Goal => Starting at the first line of the data, print each line verbatim up to and including the line bearing "import pandas as pd", omitting pictures.
— BEGIN —
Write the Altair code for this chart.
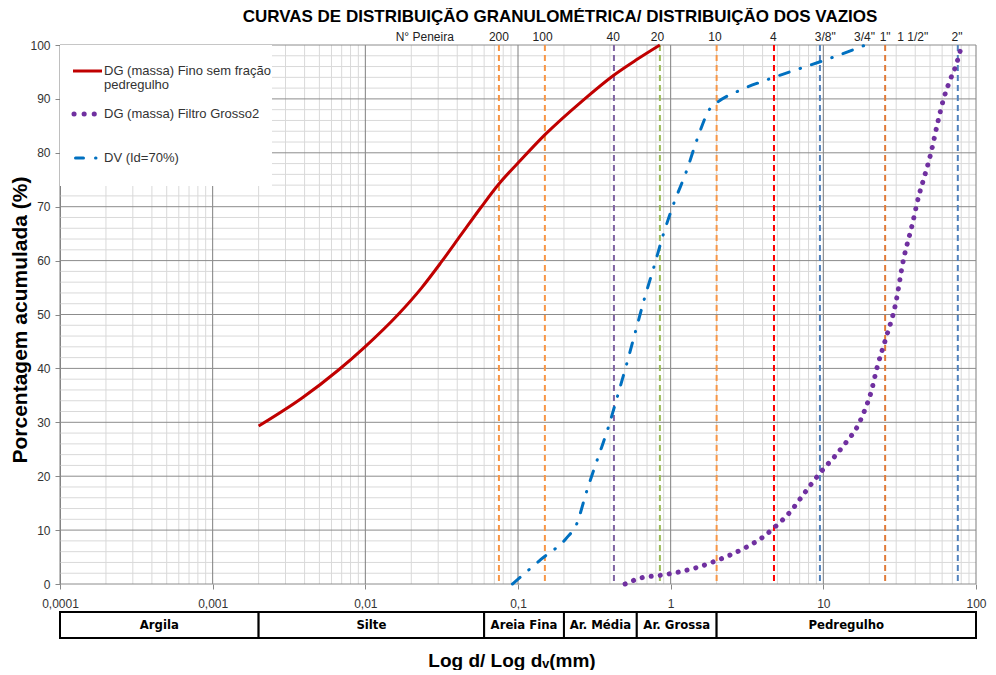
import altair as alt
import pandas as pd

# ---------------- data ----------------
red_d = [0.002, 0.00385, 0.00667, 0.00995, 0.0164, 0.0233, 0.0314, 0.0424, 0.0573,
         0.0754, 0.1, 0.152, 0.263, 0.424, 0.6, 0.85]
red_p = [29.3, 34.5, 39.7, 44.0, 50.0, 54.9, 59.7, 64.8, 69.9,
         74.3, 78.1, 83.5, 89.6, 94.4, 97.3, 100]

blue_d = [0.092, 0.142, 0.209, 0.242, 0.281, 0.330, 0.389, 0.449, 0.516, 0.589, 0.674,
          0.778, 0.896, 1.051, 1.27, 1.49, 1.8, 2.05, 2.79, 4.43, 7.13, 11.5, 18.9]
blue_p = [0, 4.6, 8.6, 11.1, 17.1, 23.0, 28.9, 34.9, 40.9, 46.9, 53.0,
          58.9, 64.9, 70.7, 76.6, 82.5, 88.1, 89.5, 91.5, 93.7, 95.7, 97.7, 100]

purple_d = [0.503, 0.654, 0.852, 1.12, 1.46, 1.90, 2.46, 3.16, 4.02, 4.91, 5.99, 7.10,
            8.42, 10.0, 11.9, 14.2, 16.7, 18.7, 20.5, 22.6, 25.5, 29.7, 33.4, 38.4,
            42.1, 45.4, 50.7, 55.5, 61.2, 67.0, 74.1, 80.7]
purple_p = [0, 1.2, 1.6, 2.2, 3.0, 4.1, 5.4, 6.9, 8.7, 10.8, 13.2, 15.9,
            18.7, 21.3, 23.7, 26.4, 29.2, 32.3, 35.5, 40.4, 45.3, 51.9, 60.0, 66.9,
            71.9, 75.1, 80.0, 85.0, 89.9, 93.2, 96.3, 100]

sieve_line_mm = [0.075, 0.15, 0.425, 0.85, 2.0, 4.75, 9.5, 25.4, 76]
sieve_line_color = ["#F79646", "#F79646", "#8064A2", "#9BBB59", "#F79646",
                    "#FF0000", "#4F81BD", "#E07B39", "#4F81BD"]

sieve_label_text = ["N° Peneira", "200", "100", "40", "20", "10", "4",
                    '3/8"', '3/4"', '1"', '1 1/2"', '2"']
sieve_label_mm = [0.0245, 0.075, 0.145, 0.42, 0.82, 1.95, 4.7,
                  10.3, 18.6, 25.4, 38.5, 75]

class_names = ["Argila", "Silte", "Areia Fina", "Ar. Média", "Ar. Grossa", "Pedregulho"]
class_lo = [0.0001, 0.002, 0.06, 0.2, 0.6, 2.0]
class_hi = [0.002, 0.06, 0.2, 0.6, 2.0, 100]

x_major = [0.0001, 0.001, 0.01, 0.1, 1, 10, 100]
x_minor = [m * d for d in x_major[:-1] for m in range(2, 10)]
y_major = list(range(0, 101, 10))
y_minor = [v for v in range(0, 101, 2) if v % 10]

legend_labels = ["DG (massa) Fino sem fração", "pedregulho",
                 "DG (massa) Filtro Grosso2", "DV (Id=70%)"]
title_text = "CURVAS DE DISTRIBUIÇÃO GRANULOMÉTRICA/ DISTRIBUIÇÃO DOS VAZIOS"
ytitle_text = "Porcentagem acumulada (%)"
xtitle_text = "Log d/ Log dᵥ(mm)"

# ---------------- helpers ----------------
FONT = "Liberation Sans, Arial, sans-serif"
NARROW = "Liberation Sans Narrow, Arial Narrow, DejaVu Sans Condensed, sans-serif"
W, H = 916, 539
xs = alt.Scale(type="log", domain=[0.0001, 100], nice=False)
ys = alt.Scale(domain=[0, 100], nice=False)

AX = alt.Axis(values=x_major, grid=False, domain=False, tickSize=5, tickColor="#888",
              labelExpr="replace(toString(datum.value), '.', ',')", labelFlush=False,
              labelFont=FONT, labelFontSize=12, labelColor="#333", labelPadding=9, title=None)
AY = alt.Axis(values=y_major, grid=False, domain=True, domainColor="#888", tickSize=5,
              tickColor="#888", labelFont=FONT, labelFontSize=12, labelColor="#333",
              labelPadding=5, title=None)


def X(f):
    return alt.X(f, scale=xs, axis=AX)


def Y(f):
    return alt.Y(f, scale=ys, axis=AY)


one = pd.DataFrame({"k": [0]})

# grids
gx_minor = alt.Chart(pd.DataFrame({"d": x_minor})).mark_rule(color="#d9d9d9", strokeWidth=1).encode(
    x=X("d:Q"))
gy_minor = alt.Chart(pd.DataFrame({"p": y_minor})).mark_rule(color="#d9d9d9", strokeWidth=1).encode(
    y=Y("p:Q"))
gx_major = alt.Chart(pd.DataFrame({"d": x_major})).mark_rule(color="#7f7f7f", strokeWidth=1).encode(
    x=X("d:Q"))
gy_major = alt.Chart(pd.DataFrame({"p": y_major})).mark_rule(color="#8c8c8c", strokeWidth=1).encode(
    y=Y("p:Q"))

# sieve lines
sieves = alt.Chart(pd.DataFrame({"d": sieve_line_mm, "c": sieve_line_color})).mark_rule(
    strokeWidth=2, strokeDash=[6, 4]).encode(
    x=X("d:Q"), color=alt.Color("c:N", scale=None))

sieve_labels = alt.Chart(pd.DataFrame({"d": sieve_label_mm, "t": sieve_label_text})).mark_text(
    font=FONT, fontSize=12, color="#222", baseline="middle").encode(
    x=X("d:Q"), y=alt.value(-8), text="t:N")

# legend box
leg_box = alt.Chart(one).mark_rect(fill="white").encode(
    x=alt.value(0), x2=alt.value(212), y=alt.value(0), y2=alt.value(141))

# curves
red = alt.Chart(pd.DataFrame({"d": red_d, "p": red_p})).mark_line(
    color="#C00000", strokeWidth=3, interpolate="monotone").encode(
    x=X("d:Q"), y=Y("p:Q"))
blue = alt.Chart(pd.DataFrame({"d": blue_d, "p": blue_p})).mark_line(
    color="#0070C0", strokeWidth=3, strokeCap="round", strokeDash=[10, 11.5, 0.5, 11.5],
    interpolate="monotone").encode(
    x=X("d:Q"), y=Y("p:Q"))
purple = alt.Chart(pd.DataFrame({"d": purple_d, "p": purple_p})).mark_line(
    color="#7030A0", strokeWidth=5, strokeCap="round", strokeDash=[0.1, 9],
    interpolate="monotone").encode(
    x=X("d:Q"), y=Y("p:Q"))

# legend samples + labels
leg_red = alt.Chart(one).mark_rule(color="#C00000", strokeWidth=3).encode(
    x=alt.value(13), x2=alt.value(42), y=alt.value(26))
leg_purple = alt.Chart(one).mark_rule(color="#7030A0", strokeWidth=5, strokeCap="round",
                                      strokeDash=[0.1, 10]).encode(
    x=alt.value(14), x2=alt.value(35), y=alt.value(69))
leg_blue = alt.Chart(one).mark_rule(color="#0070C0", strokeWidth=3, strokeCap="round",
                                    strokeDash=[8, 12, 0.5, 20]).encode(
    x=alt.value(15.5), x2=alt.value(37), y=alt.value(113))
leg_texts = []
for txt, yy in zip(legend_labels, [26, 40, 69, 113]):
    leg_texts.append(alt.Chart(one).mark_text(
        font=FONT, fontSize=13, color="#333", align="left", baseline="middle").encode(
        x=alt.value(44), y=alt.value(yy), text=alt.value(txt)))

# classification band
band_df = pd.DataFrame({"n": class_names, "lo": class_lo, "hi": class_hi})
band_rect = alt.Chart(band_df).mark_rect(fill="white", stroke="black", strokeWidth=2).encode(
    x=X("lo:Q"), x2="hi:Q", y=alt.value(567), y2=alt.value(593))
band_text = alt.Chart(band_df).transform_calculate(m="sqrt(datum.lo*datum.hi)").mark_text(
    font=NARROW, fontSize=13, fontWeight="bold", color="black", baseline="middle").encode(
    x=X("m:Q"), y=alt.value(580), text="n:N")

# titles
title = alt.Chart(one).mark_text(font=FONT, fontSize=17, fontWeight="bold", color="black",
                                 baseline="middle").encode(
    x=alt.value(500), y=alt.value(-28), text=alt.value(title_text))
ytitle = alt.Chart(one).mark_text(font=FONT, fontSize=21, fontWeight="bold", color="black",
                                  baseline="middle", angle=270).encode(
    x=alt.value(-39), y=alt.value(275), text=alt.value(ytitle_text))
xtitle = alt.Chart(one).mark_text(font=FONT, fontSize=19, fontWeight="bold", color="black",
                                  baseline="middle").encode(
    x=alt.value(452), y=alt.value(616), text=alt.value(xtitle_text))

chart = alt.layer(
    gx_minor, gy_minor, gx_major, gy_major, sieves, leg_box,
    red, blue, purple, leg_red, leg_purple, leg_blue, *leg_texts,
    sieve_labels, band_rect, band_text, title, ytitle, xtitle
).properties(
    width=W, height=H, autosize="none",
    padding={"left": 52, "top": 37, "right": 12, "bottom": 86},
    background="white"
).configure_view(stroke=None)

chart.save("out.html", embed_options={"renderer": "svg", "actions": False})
— END —
The answer =>
Write the Altair code for this chart.
import altair as alt
import pandas as pd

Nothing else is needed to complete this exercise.